GlobalId Exercise for Shoreline

This repo has benchmarks and tests. To run either, download dependencies with

$ mix deps.get

The test can be run with the standard mix test command. Benchmarks are run with

$ mix run bench.exs

FAQ

  1. Please describe your solution to get_id and why it is correct i.e. guaranteed globally unique.

The id is generated by taking the 42 bits of the timestamp and combining that with the node id (11 bits) and the serial (11 bits). The timestamp gives us one unique id per millisecond. Adding the node id gives one unique id per node per millisecond. The serial is meant to uniquify values generated on a node during the one millisecond period. The default is to use the Counter agent which simply returns sequential numbers until it overflows the 11 bit value and resets.

  1. Please explain how your solution achieves the desired performance i.e. 100,000 or more requests per second per node. How did you verify this?

I've created a simple benchmark that compares the performance of the solution with some baseline cases. On my laptop, the solution performs somewhere in the neighborhood of 422K ops/second. The final performance will depend significantly on the final production environment.

One possible wrinkle is that the solution serializes requests when fetching the serial number on each node. As parallelism goes up, performance goes down. There are ways to mitigate this performance impact, but the "correct" way to address this issue also really depends on what the final application/environment looks like.

  1. Please enumerate possible failure cases and describe how your solution correctly handles each case. How did you verify correctness?
  • How do you manage uniqueness after a node crashes and restarts?

Provided that the node doesn't crash and restart within a single millisecond, the advancing timestamp should ensure that new ids are unique.

There is a possible failure case where the Counter agent crashes and restarts within a single millisecond. If the crash and restart happens while the counter value is low, there is a possibility that a duplicate id will be generated. While possible, this failure case is extremely unlikely. The agent process is very unlikely to crash to begin with, and it would have to be supervised to be automatically restarted. The risk could be mitigated by having the process sleep for a millisecond on startup. This would give the timestamp time to advance before handing out the next id.

  • How do you manage uniqueness after the entire system fails and restarts?

The failure case for the entire system failing looks very much like the failure case for a single node. As long as the cluster takes more than a millisecond to restart, then the timestamp will increment and new ids will be unique. The mitigation of this corner case is the same, which is having the Counter agent sleep for a millisecond on startup.

  • How do you handle software defects?

I'm using a layered approach to ensuring quality of the code.

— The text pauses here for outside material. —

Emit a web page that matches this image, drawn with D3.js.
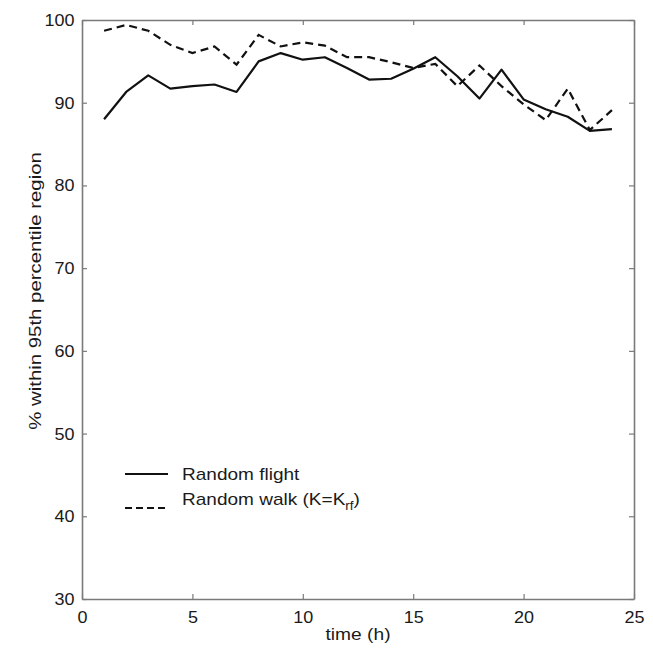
<!DOCTYPE html>
<html>
<head>
<meta charset="utf-8">
<script src="https://cdn.jsdelivr.net/npm/d3@7"></script>
<style>
  body { margin: 0; background: #fff; }
  text { font-family: "Liberation Sans", Arial, sans-serif; fill: #1a1a1a; }
</style>
</head>
<body>
<div id="chart"></div>
<script>
// data
var hours = [1, 2, 3, 4, 5, 6, 7, 8, 9, 10, 11, 12, 13, 14, 15, 16, 17, 18, 19, 20, 21, 22, 23, 24];
var randomFlight = [88.0, 91.3, 93.3, 91.7, 92.0, 92.2, 91.3, 95.0, 96.0, 95.2, 95.5, 94.2,
                    92.8, 92.9, 94.1, 95.5, 93.2, 90.5, 94.0, 90.4, 89.2, 88.3, 86.6, 86.8];
var randomWalk = [98.7, 99.4, 98.7, 97.0, 96.0, 96.8, 94.6, 98.2, 96.8, 97.3, 96.9, 95.5,
                  95.5, 94.9, 94.2, 94.7, 92.0, 94.5, 92.0, 89.8, 87.9, 91.7, 86.7, 89.1];
var xTicks = [0, 5, 10, 15, 20, 25];
var yTicks = [30, 40, 50, 60, 70, 80, 90, 100];

var width = 653;
var height = 650;
var margin = { top: 20, right: 19, bottom: 51, left: 82 };

var svg = d3.select("#chart")
            .append("svg")
            .attr("width", width)
            .attr("height", height);

var x = d3.scaleLinear()
          .domain([0, 25])
          .range([margin.left, width - margin.right]);

var y = d3.scaleLinear()
          .domain([30, 100])
          .range([height - margin.bottom, margin.top]);

var axisColor = "#7a7a7a";
var tickLen = 5;

// box axes, ticks pointing inward
var bottomAxis = svg.append("g")
   .attr("transform", "translate(0," + y(30) + ")")
   .call(d3.axisBottom(x).tickValues(xTicks).tickSizeInner(-tickLen).tickSizeOuter(0).tickPadding(12));

var topAxis = svg.append("g")
   .attr("transform", "translate(0," + y(100) + ")")
   .call(d3.axisTop(x).tickValues(xTicks).tickSizeInner(-tickLen).tickSizeOuter(0).tickFormat(""));

var leftAxis = svg.append("g")
   .attr("transform", "translate(" + x(0) + ",0)")
   .call(d3.axisLeft(y).tickValues(yTicks).tickSizeInner(-tickLen).tickSizeOuter(0).tickPadding(7));

var rightAxis = svg.append("g")
   .attr("transform", "translate(" + x(25) + ",0)")
   .call(d3.axisRight(y).tickValues(yTicks).tickSizeInner(-tickLen).tickSizeOuter(0).tickFormat(""));

[bottomAxis, topAxis, leftAxis, rightAxis].forEach(function(g) {
   g.select(".domain").attr("stroke", axisColor).attr("stroke-width", 1.6);
   g.selectAll(".tick line").attr("stroke", axisColor).attr("stroke-width", 1.2);
   g.selectAll(".tick text")
    .style("font-family", "'Liberation Sans', Arial, sans-serif")
    .style("font-size", "17px")
    .attr("fill", "#1a1a1a")
    .attr("transform", "scale(1.06,1)");
});

var line = d3.line()
             .x(function(d, i) { return x(hours[i]); })
             .y(function(d) { return y(d); });

svg.append("path")
   .datum(randomFlight)
   .attr("fill", "none")
   .attr("stroke", "#111")
   .attr("stroke-width", 2.2)
   .attr("stroke-linejoin", "round")
   .attr("d", line);

svg.append("path")
   .datum(randomWalk)
   .attr("fill", "none")
   .attr("stroke", "#111")
   .attr("stroke-width", 2.2)
   .attr("stroke-dasharray", "8,5")
   .attr("d", line);

// axis titles (the original font is a bit wider than Arial, hence the x-stretch)
svg.append("text")
   .attr("transform", "translate(" + x(12.5) + ",640) scale(1.13,1)")
   .attr("text-anchor", "middle")
   .style("font-size", "17px")
   .text("time (h)");

svg.append("text")
   .attr("transform", "translate(41,291) rotate(-90) scale(1.2,1)")
   .attr("text-anchor", "middle")
   .style("font-size", "17px")
   .text("% within 95th percentile region");

// legend
var legend = svg.append("g");

legend.append("line")
   .attr("x1", 125).attr("x2", 168)
   .attr("y1", 474).attr("y2", 474)
   .attr("stroke", "#111")
   .attr("stroke-width", 2.2);

legend.append("text")
   .attr("transform", "translate(182,480) scale(1.12,1)")
   .style("font-size", "17px")
   .text("Random flight");

legend.append("line")
   .attr("x1", 125).attr("x2", 168)
   .attr("y1", 508).attr("y2", 508)
   .attr("stroke", "#111")
   .attr("stroke-width", 2.2)
   .attr("stroke-dasharray", "7,4");

var walkText = legend.append("text")
   .attr("transform", "translate(182,505) scale(1.12,1)")
   .style("font-size", "17px");

walkText.append("tspan").text("Random walk (K=K");
walkText.append("tspan")
   .attr("dy", 5)
   .style("font-size", "12px")
   .text("rf");
walkText.append("tspan")
   .attr("dy", -5)
   .text(")");
</script>
</body>
</html>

The first layer is using Credo to lint the code for obvious problems. The second layer is using Dialyzer to verify types and ferret out subtle errors. Both Credo and Dialyzer run cleanly on the current code.

The final layer is a test suite using property-based tests. The code is quite simple, and I haven't done any coverage analysis. If this were "real" code, I would have measured test coverage.

  • Other failure cases

There is an interesting failure case when the code is running on a very, very fast processor. The requirements call for 100 unique ids per millisecond, and this code is capable of generating 2048 unique ids per millisecond. However, if run on a sufficiently fast processor, with no limit on the number of ids requested per second, then the serial number will overflow and duplicate ids will be generated. Aside from the obvious rate-limiting to mitigate this failure mode, another interesting solution is possible.

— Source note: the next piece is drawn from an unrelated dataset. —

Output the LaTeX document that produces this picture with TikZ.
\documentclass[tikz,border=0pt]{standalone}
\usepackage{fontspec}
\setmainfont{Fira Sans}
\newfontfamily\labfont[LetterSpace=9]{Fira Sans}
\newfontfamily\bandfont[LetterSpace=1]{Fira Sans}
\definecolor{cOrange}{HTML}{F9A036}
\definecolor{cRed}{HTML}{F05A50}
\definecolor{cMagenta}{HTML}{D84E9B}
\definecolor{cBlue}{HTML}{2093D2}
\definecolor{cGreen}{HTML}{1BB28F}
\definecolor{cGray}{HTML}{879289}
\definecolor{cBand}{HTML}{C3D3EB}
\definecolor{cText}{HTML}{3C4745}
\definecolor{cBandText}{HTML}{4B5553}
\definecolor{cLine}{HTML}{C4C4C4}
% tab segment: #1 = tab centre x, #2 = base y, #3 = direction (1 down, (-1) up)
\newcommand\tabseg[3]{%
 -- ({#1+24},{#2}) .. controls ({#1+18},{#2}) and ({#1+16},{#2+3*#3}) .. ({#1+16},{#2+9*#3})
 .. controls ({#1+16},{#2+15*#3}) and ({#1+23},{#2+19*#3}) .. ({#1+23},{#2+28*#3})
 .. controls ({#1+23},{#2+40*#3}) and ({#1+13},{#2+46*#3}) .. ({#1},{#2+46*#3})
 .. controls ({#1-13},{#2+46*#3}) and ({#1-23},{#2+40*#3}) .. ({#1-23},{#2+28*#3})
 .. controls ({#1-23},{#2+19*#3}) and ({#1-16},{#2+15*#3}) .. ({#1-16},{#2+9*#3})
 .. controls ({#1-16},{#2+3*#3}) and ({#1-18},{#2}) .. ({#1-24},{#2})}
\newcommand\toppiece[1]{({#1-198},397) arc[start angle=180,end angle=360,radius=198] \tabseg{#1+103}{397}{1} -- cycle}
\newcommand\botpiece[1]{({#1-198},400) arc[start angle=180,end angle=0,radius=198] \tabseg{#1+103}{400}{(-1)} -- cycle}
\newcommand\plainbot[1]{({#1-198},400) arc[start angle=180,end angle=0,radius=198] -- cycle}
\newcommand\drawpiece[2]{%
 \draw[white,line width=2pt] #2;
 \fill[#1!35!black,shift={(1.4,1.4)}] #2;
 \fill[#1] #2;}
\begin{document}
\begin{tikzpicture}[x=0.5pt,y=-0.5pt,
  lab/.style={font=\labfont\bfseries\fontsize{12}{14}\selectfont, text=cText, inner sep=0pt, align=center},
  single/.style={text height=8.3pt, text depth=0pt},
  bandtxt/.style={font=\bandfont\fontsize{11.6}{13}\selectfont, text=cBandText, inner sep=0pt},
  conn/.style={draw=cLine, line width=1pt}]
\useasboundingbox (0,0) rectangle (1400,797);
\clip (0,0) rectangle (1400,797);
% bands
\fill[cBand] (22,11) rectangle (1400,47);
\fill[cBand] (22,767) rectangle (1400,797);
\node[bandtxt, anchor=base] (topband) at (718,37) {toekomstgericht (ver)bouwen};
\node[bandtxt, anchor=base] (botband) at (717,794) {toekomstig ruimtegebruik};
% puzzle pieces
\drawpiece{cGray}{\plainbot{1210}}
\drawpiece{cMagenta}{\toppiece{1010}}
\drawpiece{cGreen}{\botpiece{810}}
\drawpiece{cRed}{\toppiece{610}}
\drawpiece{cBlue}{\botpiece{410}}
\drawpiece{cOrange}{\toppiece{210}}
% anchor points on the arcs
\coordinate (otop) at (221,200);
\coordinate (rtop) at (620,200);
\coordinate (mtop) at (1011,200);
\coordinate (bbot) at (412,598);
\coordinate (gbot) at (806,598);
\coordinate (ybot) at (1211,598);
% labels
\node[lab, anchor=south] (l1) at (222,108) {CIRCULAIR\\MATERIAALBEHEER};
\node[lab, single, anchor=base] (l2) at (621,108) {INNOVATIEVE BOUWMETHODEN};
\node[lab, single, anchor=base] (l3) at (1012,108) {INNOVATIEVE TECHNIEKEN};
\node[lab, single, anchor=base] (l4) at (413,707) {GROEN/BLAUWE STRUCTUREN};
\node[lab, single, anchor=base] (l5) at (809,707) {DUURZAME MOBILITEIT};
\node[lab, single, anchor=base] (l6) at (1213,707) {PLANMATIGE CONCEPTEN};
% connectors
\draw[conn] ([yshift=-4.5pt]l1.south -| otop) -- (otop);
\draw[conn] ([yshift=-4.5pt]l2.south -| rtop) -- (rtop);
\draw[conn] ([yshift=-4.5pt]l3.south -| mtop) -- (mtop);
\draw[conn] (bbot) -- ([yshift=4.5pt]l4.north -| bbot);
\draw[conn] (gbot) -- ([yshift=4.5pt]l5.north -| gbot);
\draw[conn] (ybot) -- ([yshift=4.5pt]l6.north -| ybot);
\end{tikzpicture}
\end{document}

The requirements state that node ids are in the range 0..1024 inclusive. This amounts to a total of 1025 possible values, requiring 11 bits to represent. If the requirements for node ids were reduced to 1024 total values, then the node id could be represented in 10 bits, leaving 12 bits for the serial number. This would expand the serial space to the point where it is quite unlikely that any system produced in the foreseeable future would be able to exhaust serial numbers in a millisecond.

There is also a potential performance issue as more requests are made in parallel. The benchmark runs requests serially by default, but as more parallel requests are added the performance suffers. This is likely due to contention for the Counter agent. (Interestingly, the strong_random case shows even worse performance degradation, suggesting that there is resource contention in the OpenSSL library.) One possible way of dealing with this degradation is to run multiple agents handing out serial numbers from non-overlapping domains. You could, for example, run two agents handing out about 2,000 serials each without having to worry about synchronizing them. You would have to ensure that requests were relatively evenly balanced between the two, but it should help relieve contention in highly parallel environments.